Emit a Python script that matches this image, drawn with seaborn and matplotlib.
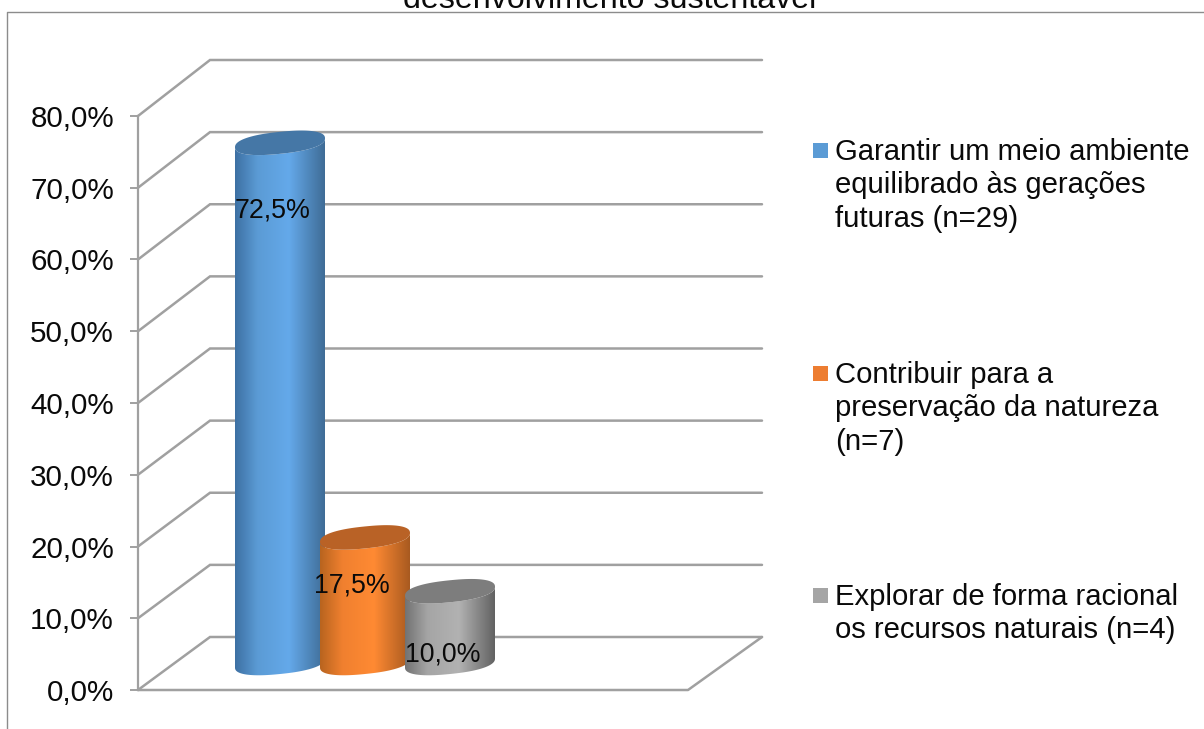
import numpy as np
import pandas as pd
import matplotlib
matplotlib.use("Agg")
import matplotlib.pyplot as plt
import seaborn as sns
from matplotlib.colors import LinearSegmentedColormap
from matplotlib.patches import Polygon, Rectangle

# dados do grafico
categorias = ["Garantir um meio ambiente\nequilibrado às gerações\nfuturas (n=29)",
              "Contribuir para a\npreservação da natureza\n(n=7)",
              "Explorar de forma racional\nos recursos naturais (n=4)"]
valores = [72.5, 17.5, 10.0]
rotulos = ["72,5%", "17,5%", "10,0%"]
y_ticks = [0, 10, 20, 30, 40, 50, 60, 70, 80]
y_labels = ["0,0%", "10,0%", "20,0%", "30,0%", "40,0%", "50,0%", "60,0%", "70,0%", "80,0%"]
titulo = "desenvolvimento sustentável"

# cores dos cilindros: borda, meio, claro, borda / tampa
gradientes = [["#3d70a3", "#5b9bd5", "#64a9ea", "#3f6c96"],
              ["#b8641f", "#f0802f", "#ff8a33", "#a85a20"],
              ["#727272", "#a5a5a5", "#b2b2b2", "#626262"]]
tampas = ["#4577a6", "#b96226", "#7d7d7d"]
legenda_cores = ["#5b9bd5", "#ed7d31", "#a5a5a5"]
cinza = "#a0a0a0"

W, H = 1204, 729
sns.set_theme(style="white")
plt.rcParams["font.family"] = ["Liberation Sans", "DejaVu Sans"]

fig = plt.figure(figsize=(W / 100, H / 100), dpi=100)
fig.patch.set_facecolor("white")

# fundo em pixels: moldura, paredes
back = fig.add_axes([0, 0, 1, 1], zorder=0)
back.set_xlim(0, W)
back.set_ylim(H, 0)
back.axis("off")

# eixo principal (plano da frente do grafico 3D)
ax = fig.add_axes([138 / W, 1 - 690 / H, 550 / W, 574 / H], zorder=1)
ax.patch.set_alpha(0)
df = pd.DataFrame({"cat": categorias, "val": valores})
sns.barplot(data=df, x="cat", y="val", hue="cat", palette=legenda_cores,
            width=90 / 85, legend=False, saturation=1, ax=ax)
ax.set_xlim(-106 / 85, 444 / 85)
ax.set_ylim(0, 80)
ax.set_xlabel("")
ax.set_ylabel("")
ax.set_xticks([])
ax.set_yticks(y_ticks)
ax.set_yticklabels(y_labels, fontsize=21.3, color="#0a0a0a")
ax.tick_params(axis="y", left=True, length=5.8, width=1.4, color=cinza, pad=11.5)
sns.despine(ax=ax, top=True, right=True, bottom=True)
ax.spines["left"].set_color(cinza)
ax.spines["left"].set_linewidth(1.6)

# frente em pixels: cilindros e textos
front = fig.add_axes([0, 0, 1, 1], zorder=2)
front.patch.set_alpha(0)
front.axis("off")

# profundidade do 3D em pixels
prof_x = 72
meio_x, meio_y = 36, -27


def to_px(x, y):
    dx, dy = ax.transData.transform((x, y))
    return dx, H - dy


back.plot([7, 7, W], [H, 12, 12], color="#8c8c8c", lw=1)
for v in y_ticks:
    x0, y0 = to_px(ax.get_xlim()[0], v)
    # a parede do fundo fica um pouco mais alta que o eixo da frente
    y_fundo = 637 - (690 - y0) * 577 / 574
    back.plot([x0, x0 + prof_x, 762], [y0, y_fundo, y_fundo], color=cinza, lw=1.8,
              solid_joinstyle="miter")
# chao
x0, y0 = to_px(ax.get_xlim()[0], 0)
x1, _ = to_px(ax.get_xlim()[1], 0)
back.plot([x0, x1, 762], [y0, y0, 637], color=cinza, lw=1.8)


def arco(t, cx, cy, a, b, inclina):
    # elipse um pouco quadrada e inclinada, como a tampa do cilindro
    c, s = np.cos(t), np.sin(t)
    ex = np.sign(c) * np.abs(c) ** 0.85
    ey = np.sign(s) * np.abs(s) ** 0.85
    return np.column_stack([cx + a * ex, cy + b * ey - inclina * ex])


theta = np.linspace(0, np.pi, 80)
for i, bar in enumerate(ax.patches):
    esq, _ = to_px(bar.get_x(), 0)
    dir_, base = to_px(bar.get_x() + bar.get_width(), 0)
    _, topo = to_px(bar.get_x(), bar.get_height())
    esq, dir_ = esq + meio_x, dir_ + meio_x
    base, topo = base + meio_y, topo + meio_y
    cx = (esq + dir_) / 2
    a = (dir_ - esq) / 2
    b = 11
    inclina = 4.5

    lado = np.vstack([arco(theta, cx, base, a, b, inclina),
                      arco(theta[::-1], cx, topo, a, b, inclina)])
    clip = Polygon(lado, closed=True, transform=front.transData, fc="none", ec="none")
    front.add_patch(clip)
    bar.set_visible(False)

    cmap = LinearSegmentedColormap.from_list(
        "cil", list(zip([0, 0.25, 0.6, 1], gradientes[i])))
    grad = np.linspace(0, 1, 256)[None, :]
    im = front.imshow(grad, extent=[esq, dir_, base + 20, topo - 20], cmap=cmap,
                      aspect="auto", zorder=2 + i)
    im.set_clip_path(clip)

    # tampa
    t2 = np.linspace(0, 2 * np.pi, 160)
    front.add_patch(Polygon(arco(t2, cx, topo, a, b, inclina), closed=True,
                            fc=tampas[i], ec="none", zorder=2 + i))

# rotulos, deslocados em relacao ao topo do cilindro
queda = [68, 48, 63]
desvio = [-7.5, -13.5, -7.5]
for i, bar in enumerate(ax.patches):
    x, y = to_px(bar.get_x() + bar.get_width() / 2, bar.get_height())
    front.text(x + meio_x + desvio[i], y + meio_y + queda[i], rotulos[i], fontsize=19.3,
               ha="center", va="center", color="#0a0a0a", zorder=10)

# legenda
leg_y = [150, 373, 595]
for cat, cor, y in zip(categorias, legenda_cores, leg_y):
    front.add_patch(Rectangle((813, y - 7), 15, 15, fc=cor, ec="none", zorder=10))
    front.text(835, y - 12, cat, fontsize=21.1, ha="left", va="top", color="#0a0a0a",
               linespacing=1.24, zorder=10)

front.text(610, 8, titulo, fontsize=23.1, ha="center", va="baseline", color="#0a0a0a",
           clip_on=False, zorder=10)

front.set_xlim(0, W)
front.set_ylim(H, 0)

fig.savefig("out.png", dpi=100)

__Exercise directions__: Every line should be retyped exactly, with the pictures omitted.

__Task output__:
Emit a Python script that matches this image, drawn with seaborn and matplotlib.
import numpy as np
import pandas as pd
import matplotlib
matplotlib.use("Agg")
import matplotlib.pyplot as plt
import seaborn as sns
from matplotlib.colors import LinearSegmentedColormap
from matplotlib.patches import Polygon, Rectangle

# dados do grafico
categorias = ["Garantir um meio ambiente\nequilibrado às gerações\nfuturas (n=29)",
              "Contribuir para a\npreservação da natureza\n(n=7)",
              "Explorar de forma racional\nos recursos naturais (n=4)"]
valores = [72.5, 17.5, 10.0]
rotulos = ["72,5%", "17,5%", "10,0%"]
y_ticks = [0, 10, 20, 30, 40, 50, 60, 70, 80]
y_labels = ["0,0%", "10,0%", "20,0%", "30,0%", "40,0%", "50,0%", "60,0%", "70,0%", "80,0%"]
titulo = "desenvolvimento sustentável"

# cores dos cilindros: borda, meio, claro, borda / tampa
gradientes = [["#3d70a3", "#5b9bd5", "#64a9ea", "#3f6c96"],
              ["#b8641f", "#f0802f", "#ff8a33", "#a85a20"],
              ["#727272", "#a5a5a5", "#b2b2b2", "#626262"]]
tampas = ["#4577a6", "#b96226", "#7d7d7d"]
legenda_cores = ["#5b9bd5", "#ed7d31", "#a5a5a5"]
cinza = "#a0a0a0"

W, H = 1204, 729
sns.set_theme(style="white")
plt.rcParams["font.family"] = ["Liberation Sans", "DejaVu Sans"]

fig = plt.figure(figsize=(W / 100, H / 100), dpi=100)
fig.patch.set_facecolor("white")

# fundo em pixels: moldura, paredes
back = fig.add_axes([0, 0, 1, 1], zorder=0)
back.set_xlim(0, W)
back.set_ylim(H, 0)
back.axis("off")

# eixo principal (plano da frente do grafico 3D)
ax = fig.add_axes([138 / W, 1 - 690 / H, 550 / W, 574 / H], zorder=1)
ax.patch.set_alpha(0)
df = pd.DataFrame({"cat": categorias, "val": valores})
sns.barplot(data=df, x="cat", y="val", hue="cat", palette=legenda_cores,
            width=90 / 85, legend=False, saturation=1, ax=ax)
ax.set_xlim(-106 / 85, 444 / 85)
ax.set_ylim(0, 80)
ax.set_xlabel("")
ax.set_ylabel("")
ax.set_xticks([])
ax.set_yticks(y_ticks)
ax.set_yticklabels(y_labels, fontsize=21.3, color="#0a0a0a")
ax.tick_params(axis="y", left=True, length=5.8, width=1.4, color=cinza, pad=11.5)
sns.despine(ax=ax, top=True, right=True, bottom=True)
ax.spines["left"].set_color(cinza)
ax.spines["left"].set_linewidth(1.6)

# frente em pixels: cilindros e textos
front = fig.add_axes([0, 0, 1, 1], zorder=2)
front.patch.set_alpha(0)
front.axis("off")

# profundidade do 3D em pixels
prof_x = 72
meio_x, meio_y = 36, -27


def to_px(x, y):
    dx, dy = ax.transData.transform((x, y))
    return dx, H - dy


back.plot([7, 7, W], [H, 12, 12], color="#8c8c8c", lw=1)
for v in y_ticks:
    x0, y0 = to_px(ax.get_xlim()[0], v)
    # a parede do fundo fica um pouco mais alta que o eixo da frente
    y_fundo = 637 - (690 - y0) * 577 / 574
    back.plot([x0, x0 + prof_x, 762], [y0, y_fundo, y_fundo], color=cinza, lw=1.8,
              solid_joinstyle="miter")
# chao
x0, y0 = to_px(ax.get_xlim()[0], 0)
x1, _ = to_px(ax.get_xlim()[1], 0)
back.plot([x0, x1, 762], [y0, y0, 637], color=cinza, lw=1.8)


def arco(t, cx, cy, a, b, inclina):
    # elipse um pouco quadrada e inclinada, como a tampa do cilindro
    c, s = np.cos(t), np.sin(t)
    ex = np.sign(c) * np.abs(c) ** 0.85
    ey = np.sign(s) * np.abs(s) ** 0.85
    return np.column_stack([cx + a * ex, cy + b * ey - inclina * ex])


theta = np.linspace(0, np.pi, 80)
for i, bar in enumerate(ax.patches):
    esq, _ = to_px(bar.get_x(), 0)
    dir_, base = to_px(bar.get_x() + bar.get_width(), 0)
    _, topo = to_px(bar.get_x(), bar.get_height())
    esq, dir_ = esq + meio_x, dir_ + meio_x
    base, topo = base + meio_y, topo + meio_y
    cx = (esq + dir_) / 2
    a = (dir_ - esq) / 2
    b = 11
    inclina = 4.5

    lado = np.vstack([arco(theta, cx, base, a, b, inclina),
                      arco(theta[::-1], cx, topo, a, b, inclina)])
    clip = Polygon(lado, closed=True, transform=front.transData, fc="none", ec="none")
    front.add_patch(clip)
    bar.set_visible(False)

    cmap = LinearSegmentedColormap.from_list(
        "cil", list(zip([0, 0.25, 0.6, 1], gradientes[i])))
    grad = np.linspace(0, 1, 256)[None, :]
    im = front.imshow(grad, extent=[esq, dir_, base + 20, topo - 20], cmap=cmap,
                      aspect="auto", zorder=2 + i)
    im.set_clip_path(clip)

    # tampa
    t2 = np.linspace(0, 2 * np.pi, 160)
    front.add_patch(Polygon(arco(t2, cx, topo, a, b, inclina), closed=True,
                            fc=tampas[i], ec="none", zorder=2 + i))

# rotulos, deslocados em relacao ao topo do cilindro
queda = [68, 48, 63]
desvio = [-7.5, -13.5, -7.5]
for i, bar in enumerate(ax.patches):
    x, y = to_px(bar.get_x() + bar.get_width() / 2, bar.get_height())
    front.text(x + meio_x + desvio[i], y + meio_y + queda[i], rotulos[i], fontsize=19.3,
               ha="center", va="center", color="#0a0a0a", zorder=10)

# legenda
leg_y = [150, 373, 595]
for cat, cor, y in zip(categorias, legenda_cores, leg_y):
    front.add_patch(Rectangle((813, y - 7), 15, 15, fc=cor, ec="none", zorder=10))
    front.text(835, y - 12, cat, fontsize=21.1, ha="left", va="top", color="#0a0a0a",
               linespacing=1.24, zorder=10)

front.text(610, 8, titulo, fontsize=23.1, ha="center", va="baseline", color="#0a0a0a",
           clip_on=False, zorder=10)

front.set_xlim(0, W)
front.set_ylim(H, 0)

fig.savefig("out.png", dpi=100)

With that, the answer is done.